Your task is to retype the lines from the opening of the material through the line that includes "ax = fig.add_axes([52/W, 1-406/H, 453/W, 365/H])". Do not copy the pictures.

> _DATA EXCERPT_

┄┄┄┄┄┄

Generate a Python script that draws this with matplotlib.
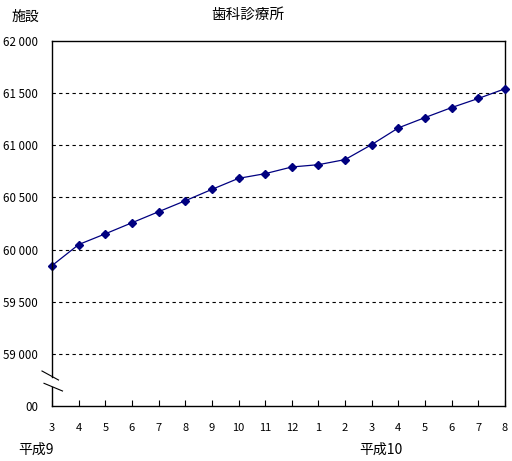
import matplotlib
matplotlib.use("Agg")
import matplotlib.pyplot as plt
from matplotlib.lines import Line2D

plt.rcParams['font.family'] = ['Noto Sans CJK JP', 'DejaVu Sans']

months = ["3", "4", "5", "6", "7", "8", "9", "10", "11", "12",
          "1", "2", "3", "4", "5", "6", "7", "8"]
values = [59846, 60048, 60151, 60257, 60363, 60468, 60577, 60683, 60728,
          60792, 60814, 60863, 61007, 61167, 61266, 61362, 61449, 61542]
ytick_values = [58500, 59000, 59500, 60000, 60500, 61000, 61500, 62000]
ytick_labels = ["00", "59 000", "59 500", "60 000", "60 500", "61 000", "61 500", "62 000"]
title = "歯科診療所"
unit = "施設"
era1 = "平成9"
era2 = "平成10"

W, H = 512, 461
fig = plt.figure(figsize=(W/100, H/100), dpi=100)
ax = fig.add_axes([52/W, 1-406/H, 453/W, 365/H])

x = list(range(len(months)))
ax.plot(x, values, color="#000080", lw=0.9, marker="D", markersize=4.5,
        markerfacecolor="#000080", markeredgecolor="#000080", clip_on=False, zorder=5)

ax.set_xlim(0, len(months)-1)
ax.set_ylim(58500, 62000)
ax.set_xticks(x)
ax.set_xticklabels(months, fontsize=8)
ax.set_yticks(ytick_values)
ax.set_yticklabels(ytick_labels, fontsize=8.3)
ax.tick_params(axis='x', direction='in', length=4, pad=12, width=0.8)
ax.tick_params(axis='y', length=0, pad=10)

for v in ytick_values[1:-1]:
    ax.axhline(v, color="black", lw=0.8, ls=(0, (3, 3)))

for s in ax.spines.values():
    s.set_linewidth(1.0)
    s.set_color("black")
ax.spines['left'].set_visible(False)

def fx(px):
    return px / W

def fy(py):
    return 1 - py / H

# left axis drawn in two pieces with a break
fig.add_artist(Line2D([fx(52), fx(52)], [fy(41), fy(376.5)], color="black", lw=1.0))
fig.add_artist(Line2D([fx(52), fx(52)], [fy(386.7), fy(406)], color="black", lw=1.0))
# break marks
fig.add_artist(Line2D([fx(42), fx(58.5)], [fy(371), fy(380)], color="black", lw=0.8))
fig.add_artist(Line2D([fx(44), fx(62.5)], [fy(383.3), fy(391)], color="black", lw=0.8))

fig.text(fx(248), fy(15), title, ha="center", va="center", fontsize=10.5)
fig.text(fx(25), fy(17), unit, ha="center", va="center", fontsize=10)
fig.text(fx(36), fy(450), era1, ha="center", va="center", fontsize=10)
fig.text(fx(381), fy(450), era2, ha="center", va="center", fontsize=10)

fig.savefig("out.png", dpi=100)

┄┄┄┄┄┄

> _ANSWER TO THE PROBLEM_
Generate a Python script that draws this with matplotlib.
import matplotlib
matplotlib.use("Agg")
import matplotlib.pyplot as plt
from matplotlib.lines import Line2D

plt.rcParams['font.family'] = ['Noto Sans CJK JP', 'DejaVu Sans']

months = ["3", "4", "5", "6", "7", "8", "9", "10", "11", "12",
          "1", "2", "3", "4", "5", "6", "7", "8"]
values = [59846, 60048, 60151, 60257, 60363, 60468, 60577, 60683, 60728,
          60792, 60814, 60863, 61007, 61167, 61266, 61362, 61449, 61542]
ytick_values = [58500, 59000, 59500, 60000, 60500, 61000, 61500, 62000]
ytick_labels = ["00", "59 000", "59 500", "60 000", "60 500", "61 000", "61 500", "62 000"]
title = "歯科診療所"
unit = "施設"
era1 = "平成9"
era2 = "平成10"

W, H = 512, 461
fig = plt.figure(figsize=(W/100, H/100), dpi=100)
ax = fig.add_axes([52/W, 1-406/H, 453/W, 365/H])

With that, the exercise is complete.